Germany to Shift from Austerity with Historic €1 Trillion Investment in Defense and Infrastructure
March 18, 2025
Germany is poised to shift away from its austerity measures, with a significant financial package aimed at boosting defense and infrastructure investments, pending approval from the Bundesrat on March 21, 2025.
On March 18, 2025, the governing coalition of Union, SPD, and Greens is expected to approve a multi-hundred billion euro financial package that targets infrastructure, climate protection, and military spending, all previously limited by budget cuts.
This financial package marks a significant policy shift away from Germany's traditional fiscal conservatism, as it seeks to relax the debt brake that has constrained federal borrowing.

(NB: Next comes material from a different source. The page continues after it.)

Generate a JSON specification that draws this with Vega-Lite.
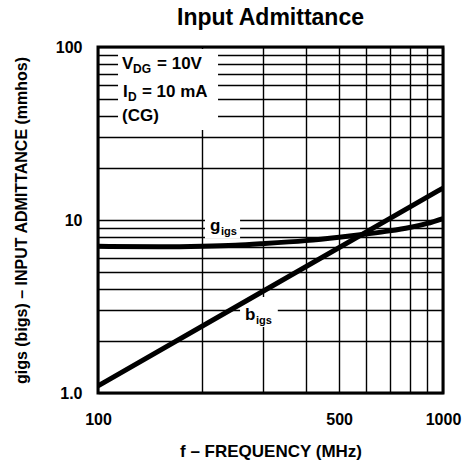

The debt brake, which limits federal borrowing, is viewed as a hindrance to necessary investments for the future, prompting calls for its relaxation.
A majority of economists support suspending the debt brake, believing that increased borrowing is essential for funding critical projects amid ongoing economic challenges.
If approved, the package will increase defense spending to three percent of GDP, resulting in an additional €65 billion annually and the potential creation or safeguarding of 660,000 jobs across Europe.
The financial package allows for up to one trillion euros in additional debt for defense, while a special fund of 500 billion euros for infrastructure will be financed through loans over the next twelve years.
The final approval of the financial package hinges on the Bundesrat's decision, which faces its own set of challenges.
Following the announcement of the financial package, yields on ten-year German government bonds have risen sharply, raising concerns about increased borrowing costs and inflation risks.
Increasing debt is projected to lead to higher interest costs, with estimates suggesting an increase in annual interest payments by €37 billion from 2035, posing long-term economic risks.
Experts suggest that a temporary suspension of the debt brake could provide the necessary resources for recovery without jeopardizing long-term fiscal health.
Marcel Fratzscher, head of the German Institute for Economic Research, views the debt package as a pivotal moment for Germany, emphasizing that funds should be directed towards infrastructure and security rather than merely increasing public sector wages.